§ TO DO: Pictures stay out of the copy. Please reproduce only the lines between the one holding "Recreate this image" and the one holding "import * as", inclusive.

──────── DATASET RECORDS ────────

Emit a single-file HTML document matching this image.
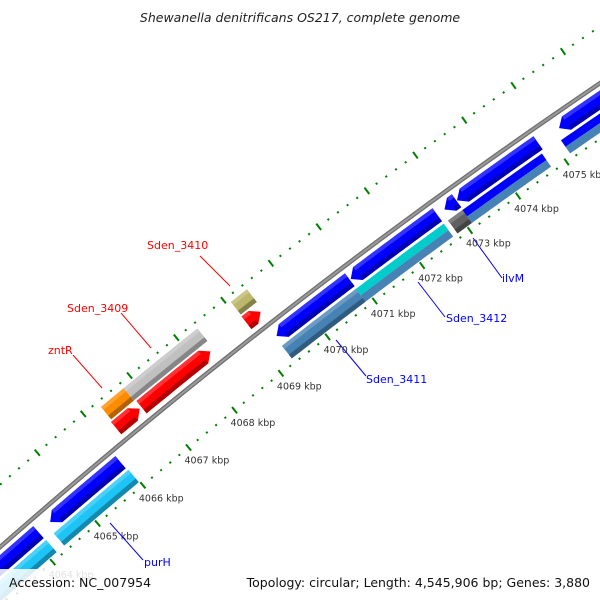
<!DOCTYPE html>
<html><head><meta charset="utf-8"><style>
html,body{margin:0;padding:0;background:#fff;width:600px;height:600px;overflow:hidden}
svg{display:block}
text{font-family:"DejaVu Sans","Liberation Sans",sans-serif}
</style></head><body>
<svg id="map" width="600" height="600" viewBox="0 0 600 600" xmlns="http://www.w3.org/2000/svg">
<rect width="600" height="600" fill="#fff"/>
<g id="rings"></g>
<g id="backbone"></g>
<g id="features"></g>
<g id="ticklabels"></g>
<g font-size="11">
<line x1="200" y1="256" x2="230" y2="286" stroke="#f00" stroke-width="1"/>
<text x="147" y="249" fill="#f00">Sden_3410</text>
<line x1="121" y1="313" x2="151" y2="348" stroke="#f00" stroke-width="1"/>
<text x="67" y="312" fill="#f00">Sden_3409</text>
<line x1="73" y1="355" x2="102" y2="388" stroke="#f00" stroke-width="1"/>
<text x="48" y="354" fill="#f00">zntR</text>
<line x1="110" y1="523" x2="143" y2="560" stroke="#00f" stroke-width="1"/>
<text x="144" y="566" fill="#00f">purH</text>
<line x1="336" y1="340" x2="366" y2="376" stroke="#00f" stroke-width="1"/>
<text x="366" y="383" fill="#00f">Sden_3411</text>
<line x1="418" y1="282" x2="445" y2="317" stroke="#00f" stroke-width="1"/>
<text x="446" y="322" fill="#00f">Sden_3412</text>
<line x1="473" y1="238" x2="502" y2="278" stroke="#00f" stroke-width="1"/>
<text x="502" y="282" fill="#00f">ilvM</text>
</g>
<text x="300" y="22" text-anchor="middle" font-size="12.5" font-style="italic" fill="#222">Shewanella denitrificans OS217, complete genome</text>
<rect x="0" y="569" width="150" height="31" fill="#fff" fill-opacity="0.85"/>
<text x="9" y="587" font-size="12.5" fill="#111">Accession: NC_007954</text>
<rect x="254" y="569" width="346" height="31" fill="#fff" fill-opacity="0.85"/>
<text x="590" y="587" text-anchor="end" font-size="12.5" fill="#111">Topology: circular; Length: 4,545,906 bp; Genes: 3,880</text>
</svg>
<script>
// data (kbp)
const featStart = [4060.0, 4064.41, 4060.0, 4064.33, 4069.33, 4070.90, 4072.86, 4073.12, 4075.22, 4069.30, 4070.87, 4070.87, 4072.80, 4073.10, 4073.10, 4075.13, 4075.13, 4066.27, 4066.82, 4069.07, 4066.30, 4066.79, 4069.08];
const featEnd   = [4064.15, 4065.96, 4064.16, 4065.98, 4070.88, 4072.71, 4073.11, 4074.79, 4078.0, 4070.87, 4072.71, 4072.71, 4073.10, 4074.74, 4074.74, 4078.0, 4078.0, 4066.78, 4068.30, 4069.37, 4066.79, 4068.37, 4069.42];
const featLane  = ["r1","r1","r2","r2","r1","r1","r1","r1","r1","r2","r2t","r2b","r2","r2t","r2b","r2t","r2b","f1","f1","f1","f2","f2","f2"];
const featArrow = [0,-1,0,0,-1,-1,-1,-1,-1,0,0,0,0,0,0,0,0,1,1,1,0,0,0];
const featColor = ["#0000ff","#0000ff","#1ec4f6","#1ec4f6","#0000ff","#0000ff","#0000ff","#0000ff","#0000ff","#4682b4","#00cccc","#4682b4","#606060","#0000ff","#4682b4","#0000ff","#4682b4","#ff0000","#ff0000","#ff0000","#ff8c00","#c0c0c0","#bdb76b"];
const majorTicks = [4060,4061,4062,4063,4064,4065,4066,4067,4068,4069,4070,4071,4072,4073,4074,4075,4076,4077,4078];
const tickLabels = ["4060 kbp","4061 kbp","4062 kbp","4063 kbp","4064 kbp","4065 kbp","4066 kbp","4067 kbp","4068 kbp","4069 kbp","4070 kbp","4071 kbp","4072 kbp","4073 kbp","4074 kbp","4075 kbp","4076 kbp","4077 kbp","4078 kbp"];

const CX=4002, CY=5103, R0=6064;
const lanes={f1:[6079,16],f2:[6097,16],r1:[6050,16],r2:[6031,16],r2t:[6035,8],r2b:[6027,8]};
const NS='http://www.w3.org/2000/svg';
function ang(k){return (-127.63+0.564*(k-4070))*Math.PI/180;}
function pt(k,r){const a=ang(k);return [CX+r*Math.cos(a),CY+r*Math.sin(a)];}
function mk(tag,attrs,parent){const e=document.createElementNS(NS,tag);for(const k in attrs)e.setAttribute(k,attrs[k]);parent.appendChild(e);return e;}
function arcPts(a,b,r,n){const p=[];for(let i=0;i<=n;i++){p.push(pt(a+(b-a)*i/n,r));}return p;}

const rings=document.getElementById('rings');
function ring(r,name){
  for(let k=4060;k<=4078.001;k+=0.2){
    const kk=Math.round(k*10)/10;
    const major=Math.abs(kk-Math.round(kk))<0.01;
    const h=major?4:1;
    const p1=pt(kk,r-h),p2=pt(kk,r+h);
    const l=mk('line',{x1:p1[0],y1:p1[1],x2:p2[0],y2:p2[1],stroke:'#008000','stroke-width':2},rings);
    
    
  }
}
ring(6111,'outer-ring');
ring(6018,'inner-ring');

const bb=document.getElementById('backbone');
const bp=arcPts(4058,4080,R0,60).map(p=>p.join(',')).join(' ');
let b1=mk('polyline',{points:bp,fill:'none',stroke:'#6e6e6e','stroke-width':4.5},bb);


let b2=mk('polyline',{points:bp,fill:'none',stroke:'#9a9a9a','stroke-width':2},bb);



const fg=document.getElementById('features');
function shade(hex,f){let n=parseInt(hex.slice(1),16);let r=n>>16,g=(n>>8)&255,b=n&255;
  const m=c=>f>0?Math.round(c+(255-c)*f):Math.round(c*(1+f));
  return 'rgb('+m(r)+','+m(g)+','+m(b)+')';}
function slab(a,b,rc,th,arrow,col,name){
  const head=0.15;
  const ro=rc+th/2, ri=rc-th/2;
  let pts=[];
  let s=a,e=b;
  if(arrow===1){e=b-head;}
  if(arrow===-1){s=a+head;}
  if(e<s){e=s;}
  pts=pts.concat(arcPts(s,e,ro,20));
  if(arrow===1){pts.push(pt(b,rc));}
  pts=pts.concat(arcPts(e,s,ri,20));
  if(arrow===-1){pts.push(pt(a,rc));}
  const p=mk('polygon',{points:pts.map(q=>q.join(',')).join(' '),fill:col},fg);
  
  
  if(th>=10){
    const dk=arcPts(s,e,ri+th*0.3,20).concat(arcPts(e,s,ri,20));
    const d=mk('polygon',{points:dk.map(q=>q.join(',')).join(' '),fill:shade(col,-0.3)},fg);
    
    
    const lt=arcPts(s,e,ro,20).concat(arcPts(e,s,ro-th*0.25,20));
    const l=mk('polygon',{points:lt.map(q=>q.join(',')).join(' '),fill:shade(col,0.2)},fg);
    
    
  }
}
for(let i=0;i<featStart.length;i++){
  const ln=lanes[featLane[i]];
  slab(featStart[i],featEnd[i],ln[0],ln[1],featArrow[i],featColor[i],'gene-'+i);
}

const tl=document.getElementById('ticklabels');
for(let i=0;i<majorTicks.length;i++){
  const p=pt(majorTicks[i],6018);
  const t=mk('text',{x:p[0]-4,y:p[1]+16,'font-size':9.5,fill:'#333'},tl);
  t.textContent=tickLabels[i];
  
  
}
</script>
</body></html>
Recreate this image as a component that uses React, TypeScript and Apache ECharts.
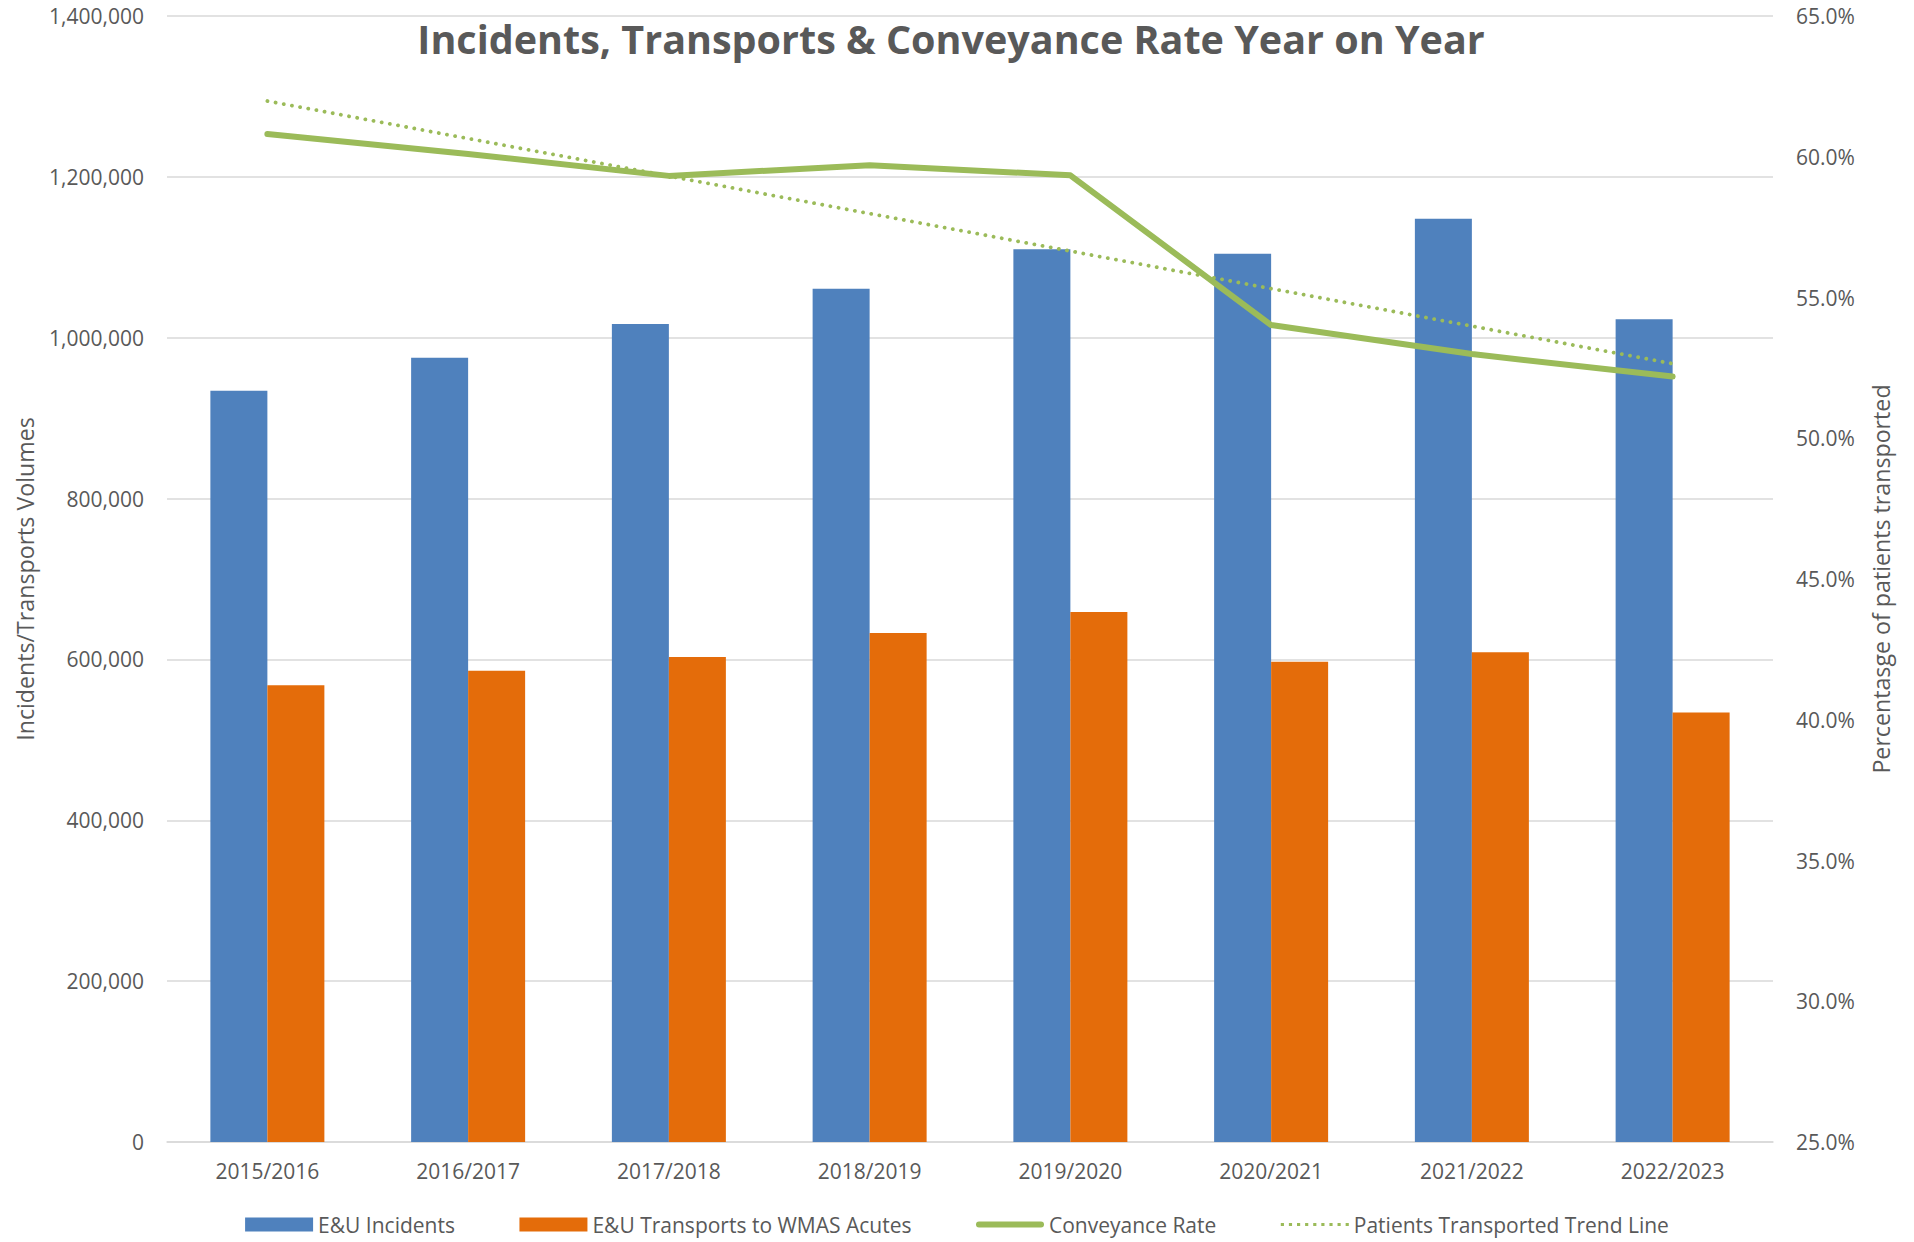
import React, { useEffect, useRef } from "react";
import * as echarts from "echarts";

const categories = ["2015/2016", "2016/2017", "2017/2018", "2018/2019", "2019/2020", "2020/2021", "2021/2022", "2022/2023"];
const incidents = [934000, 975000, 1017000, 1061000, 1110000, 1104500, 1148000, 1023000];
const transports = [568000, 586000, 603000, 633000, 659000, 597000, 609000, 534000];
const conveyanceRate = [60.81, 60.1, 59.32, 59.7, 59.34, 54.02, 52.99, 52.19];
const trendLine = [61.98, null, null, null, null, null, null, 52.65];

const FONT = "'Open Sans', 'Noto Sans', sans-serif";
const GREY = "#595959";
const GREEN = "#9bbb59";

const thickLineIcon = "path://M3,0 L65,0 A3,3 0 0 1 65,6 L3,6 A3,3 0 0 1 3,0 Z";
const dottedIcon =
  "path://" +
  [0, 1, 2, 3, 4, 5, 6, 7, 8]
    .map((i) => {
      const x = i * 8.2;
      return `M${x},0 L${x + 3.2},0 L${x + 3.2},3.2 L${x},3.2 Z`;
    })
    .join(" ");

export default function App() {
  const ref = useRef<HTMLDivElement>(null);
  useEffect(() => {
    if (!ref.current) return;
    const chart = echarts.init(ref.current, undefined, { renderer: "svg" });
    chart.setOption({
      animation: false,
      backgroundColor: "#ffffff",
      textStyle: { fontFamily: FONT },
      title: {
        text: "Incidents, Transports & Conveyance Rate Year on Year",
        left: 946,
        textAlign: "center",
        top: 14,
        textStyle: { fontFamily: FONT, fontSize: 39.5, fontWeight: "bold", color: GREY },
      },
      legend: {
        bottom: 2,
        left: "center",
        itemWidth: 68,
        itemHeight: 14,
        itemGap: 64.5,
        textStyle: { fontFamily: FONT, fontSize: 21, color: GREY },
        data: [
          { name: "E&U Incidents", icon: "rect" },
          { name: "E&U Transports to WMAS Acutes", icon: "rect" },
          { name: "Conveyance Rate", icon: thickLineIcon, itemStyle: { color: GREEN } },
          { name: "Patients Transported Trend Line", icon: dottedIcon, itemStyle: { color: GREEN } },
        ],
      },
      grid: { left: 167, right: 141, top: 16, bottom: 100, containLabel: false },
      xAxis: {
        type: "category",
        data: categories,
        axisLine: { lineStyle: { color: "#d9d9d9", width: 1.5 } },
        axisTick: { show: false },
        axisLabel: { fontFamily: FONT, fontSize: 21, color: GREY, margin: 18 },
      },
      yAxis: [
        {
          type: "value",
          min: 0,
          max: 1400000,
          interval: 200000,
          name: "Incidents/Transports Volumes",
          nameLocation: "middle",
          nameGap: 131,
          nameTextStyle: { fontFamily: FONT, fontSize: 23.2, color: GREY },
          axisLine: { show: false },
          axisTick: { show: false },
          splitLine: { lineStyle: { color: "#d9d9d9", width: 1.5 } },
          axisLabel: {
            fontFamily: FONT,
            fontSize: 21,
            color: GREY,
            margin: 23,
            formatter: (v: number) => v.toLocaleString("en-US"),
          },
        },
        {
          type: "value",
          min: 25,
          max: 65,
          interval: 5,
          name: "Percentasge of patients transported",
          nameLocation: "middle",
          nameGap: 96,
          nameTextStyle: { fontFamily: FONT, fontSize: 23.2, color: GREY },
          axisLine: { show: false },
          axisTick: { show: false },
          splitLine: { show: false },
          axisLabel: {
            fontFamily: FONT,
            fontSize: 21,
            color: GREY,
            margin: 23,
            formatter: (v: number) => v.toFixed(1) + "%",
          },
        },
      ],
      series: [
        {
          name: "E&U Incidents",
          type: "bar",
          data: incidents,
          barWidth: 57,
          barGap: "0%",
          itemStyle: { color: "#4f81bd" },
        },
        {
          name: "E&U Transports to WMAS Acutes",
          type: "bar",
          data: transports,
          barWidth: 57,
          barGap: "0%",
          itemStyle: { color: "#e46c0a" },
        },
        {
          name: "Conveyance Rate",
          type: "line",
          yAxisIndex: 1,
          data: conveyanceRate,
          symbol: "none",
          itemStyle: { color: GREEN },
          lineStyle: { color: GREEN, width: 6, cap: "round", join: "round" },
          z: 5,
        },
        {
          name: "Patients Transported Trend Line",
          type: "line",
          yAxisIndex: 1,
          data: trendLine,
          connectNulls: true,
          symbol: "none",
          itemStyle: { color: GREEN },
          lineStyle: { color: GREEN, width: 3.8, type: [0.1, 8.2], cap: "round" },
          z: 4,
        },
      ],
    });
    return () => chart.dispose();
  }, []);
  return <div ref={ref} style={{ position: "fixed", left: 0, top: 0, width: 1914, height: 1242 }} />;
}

────────

§ EXERCISE OUTPUT:
Recreate this image as a component that uses React, TypeScript and Apache ECharts.
import React, { useEffect, useRef } from "react";
import * as echarts from "echarts";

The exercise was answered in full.